It may come as a surprise to many that Alan Judge has never made a Premier League appearance.
A player of obvious talent and quality, the Republic of Ireland international was never quite given the opportunity at Blackburn Rovers as a young player before moving down the divisions in order to establish himself.
He has since made 192 appearances in the Championship, as well as winning a further nine caps for his country.
The left footed midfielder was also cruelly ruled out of Euro 2016 following a broken leg, but now playing in League 1 with Ipswich Town he remains confident he can achieve more at both club and international level before the end of his career.
“I kind of had that Premier League chance taken away from me when I broke my leg, but my ambition is to get back playing in the Championship and finish my career off playing there rather than League 1," he told Tribal Football.
“Ipswich had been in the Championship for one of the longest of any teams and hopefully we will do it at the first time of asking. We have finally got back into form now I think."
Ipswich currently sit third in the table under the management of Paul Lambert, who famously helped the Tractor Boys' fiercest rivals Norwich City to consecutive promotions from League 1 up to the Premier League earlier in his career.
While this may be a sore spot for some fans, Judge believes this experience should benefit Ipswich as they chase promotion this season.

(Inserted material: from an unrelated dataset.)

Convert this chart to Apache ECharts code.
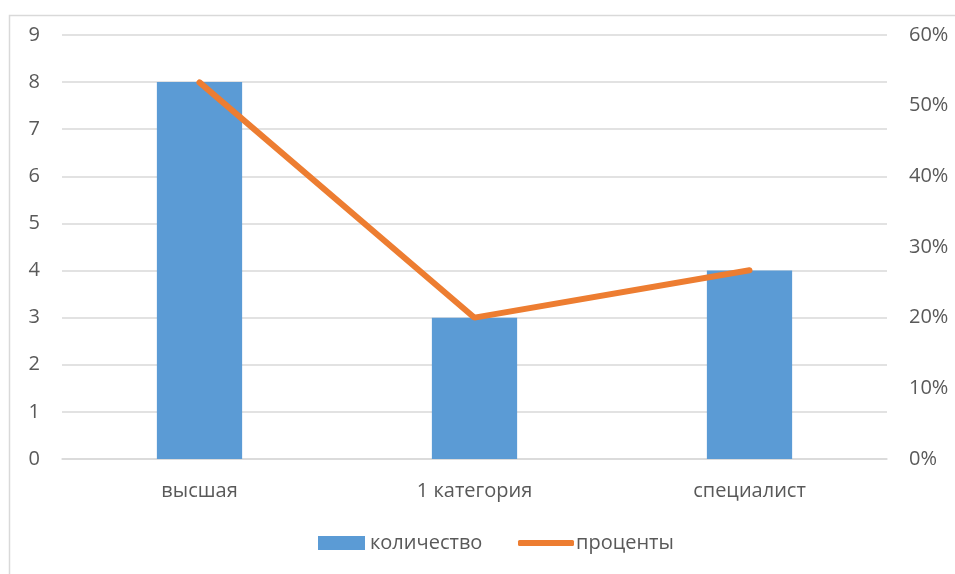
<!DOCTYPE html>
<html>
<head>
<meta charset="utf-8">
<script src="https://cdn.jsdelivr.net/npm/echarts@6/dist/echarts.min.js"></script>
<style>
  html, body { margin: 0; padding: 0; background: #fff; }
  #chart { width: 955px; height: 574px; }
</style>
</head>
<body>
<div id="chart"></div>
<script>
// data
const categories = ['высшая', '1 категория', 'специалист']
const countValues = [8, 3, 4]
const percentValues = [0.533, 0.2, 0.267]
const seriesNames = ['количество', 'проценты']

const labelFont = '"Open Sans", sans-serif'
const labelColor = '#595959'
const labelSize = 20

const chart = echarts.init(document.getElementById('chart'))

chart.setOption({
  backgroundColor: '#fff',
  animation: false,
  graphic: [{
    type: 'rect',
    shape: { x: 9.5, y: 15.5, width: 960, height: 600 },
    style: { fill: 'none', stroke: '#D9D9D9', lineWidth: 1.5 },
    silent: true
  }],
  grid: {
    left: 62,
    right: 68,
    top: 35,
    bottom: 115
  },
  // two legends so the line key can be a thin stroke
  legend: [{
    left: 313,
    top: 528,
    itemWidth: 47,
    itemHeight: 14,
    itemGap: 10,
    textStyle: { color: labelColor, fontSize: labelSize, fontFamily: labelFont },
    data: [{ name: seriesNames[0], icon: 'rect' }]
  }, {
    left: 513,
    top: 528,
    itemWidth: 56,
    itemHeight: 6,
    textStyle: { color: labelColor, fontSize: labelSize, fontFamily: labelFont, padding: [0, 0, 0, -3] },
    data: [{ name: seriesNames[1], icon: 'roundRect' }]
  }],
  xAxis: {
    type: 'category',
    data: categories,
    axisLine: { lineStyle: { color: '#D9D9D9', width: 1.5 } },
    axisTick: { show: false },
    axisLabel: { color: labelColor, fontSize: labelSize, fontFamily: labelFont, margin: 22 }
  },
  yAxis: [{
    type: 'value',
    min: 0,
    max: 9,
    interval: 1,
    axisLine: { show: false },
    axisTick: { show: false },
    axisLabel: { color: labelColor, fontSize: labelSize, fontFamily: labelFont, margin: 22 },
    splitLine: { lineStyle: { color: '#D9D9D9', width: 1.5 } }
  }, {
    type: 'value',
    min: 0,
    max: 0.6,
    interval: 0.1,
    axisLine: { show: false },
    axisTick: { show: false },
    splitLine: { show: false },
    axisLabel: {
      color: labelColor, fontSize: labelSize, fontFamily: labelFont, margin: 22,
      formatter: v => Math.round(v * 100) + '%'
    }
  }],
  series: [{
    name: seriesNames[0],
    type: 'bar',
    data: countValues,
    barWidth: '31%',
    itemStyle: { color: '#5B9BD5' }
  }, {
    name: seriesNames[1],
    type: 'line',
    yAxisIndex: 1,
    data: percentValues,
    symbol: 'none',
    lineStyle: { color: '#ED7D31', width: 6, cap: 'round' },
    itemStyle: { color: '#ED7D31' }
  }]
})
</script>
</body>
</html>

“The gaffer got Norwich City promoted from League 1 and then got them promoted again so if you are looking for a manager that knows how to do it, it would be him," he said.
“We are hopefully going to have a good year in League 1, winning more games than not and taking that momentum into the new season, provided we get the job done this term."
Judge started his career with Blackburn but didn't quite get the first team opportunities he desired, so he moved to Notts County on a permanent deal in 2011 after successful loan spells there and with Plymouth Argyle.
“I played in League 1 before for Notts County for a year and a little bit and I think the quality has got better," he explained.
“I think the Championship is a much higher standard now too, but there is also a lot more football being played in League 1 than I thought there would be."
During his 11-year career at the top Judge has worked for a number of big name managers, in fact working under former Manchester United and England midfielder Paul Ince on two occasions.
“The minute Paul came in at Blackburn, he didn't care about your name or reputation," Judge explained.
“I felt like he took to me straight away from the first day in training and he had me in and around the first team. He then gave me my debut and I think I would have probably played a little more if he had stayed for longer. To me he was very good and I had him twice, at Notts County too, so to me he was always very good. I think he has maybe been a bit unlucky in one or two jobs that he took. I think he will be looking at getting back in there at some point, so hopefully it's over for him."
Judge's former club Notts County have suffered greatly since he left the club and were relegated out of the Football League last season.
Now, sixth in the National League, the club are looking to rebuild and Judge certainly remembers his time in Nottingham fondly.
He said: “I had two good years at Notts County and I enjoyed it, I enjoyed living in Nottingham. The way things were happening behind the scenes it wasn't a surprise to see what has happened happen though. But it's a pity because the fans are great and they don't deserve it."
It was Smith's impressive work and playing style at Brentford that took him to Villa and Judge remembered his time with Smith at Griffin Park well.
“I worked well with Dean before I broke my leg and as a person I got on really well with him," he said.
“He is an easy man to talk to and he likes playing proper football, so I really enjoyed my time under him. Villa are struggling at the moment but they brought in a lot of players over the summer and it takes some time to gel. I have seen them play a number of times this season and they have had some unbelievable performances and I think Dean has got a good coaching staff behind him, so I think they will stay up."
Brentford have also achieved since Judge and Smith departed part way through last season and the Ireland international said he wasn't surprised at their progress.
“I first came to Brentford when they were in League 1 and the new owner came in," he said.
“We got promoted under Mark Warburton and while they know they aren't the biggest club financially, they go about doing things the right way and that is what allows them to be where they are."
With Euro 2020 coming around in the summer, the Republic of Ireland still have hopes of qualification via the playoffs against Slovakia in March.
Ireland struggled during the UEFA Nations League under previous coach Martin O'Neill, but Judge feels his replacement Mick McCarthy has done a good job since taking over in November 2018.
“We have to be hopeful as we only lost two games in the qualifying round and I think Mick has done an unbelievable job," he said.
“Every time Ireland has got to a major tournament it has been through the playoffs, but if we had beaten Denmark we would have been the first side to qualify automatically. Some people might see it as us being unlucky, but we are confident we can get ourselves through the next few games, starting with Slovakia in March. Under Mick he has installed a more attacking style. I know some people think we tend to sit back, and let's get it right we are playing against some of the best players and teams in the world, but we always intend to go out and win games."
The introduction of the Nations League has not been wholeheartedly welcomed, but Judge feels its introduction has benefitted international sides looking for more competitive football.
“I think players prefer the new Nations League system because there are fewer friendlies and you are always playing for something," he said.
“Maybe for managers they may want to see players and they no longer have friendlies, but players want to be playing for something and friendlies can be dull. I think more competitive football at international level is a good thing."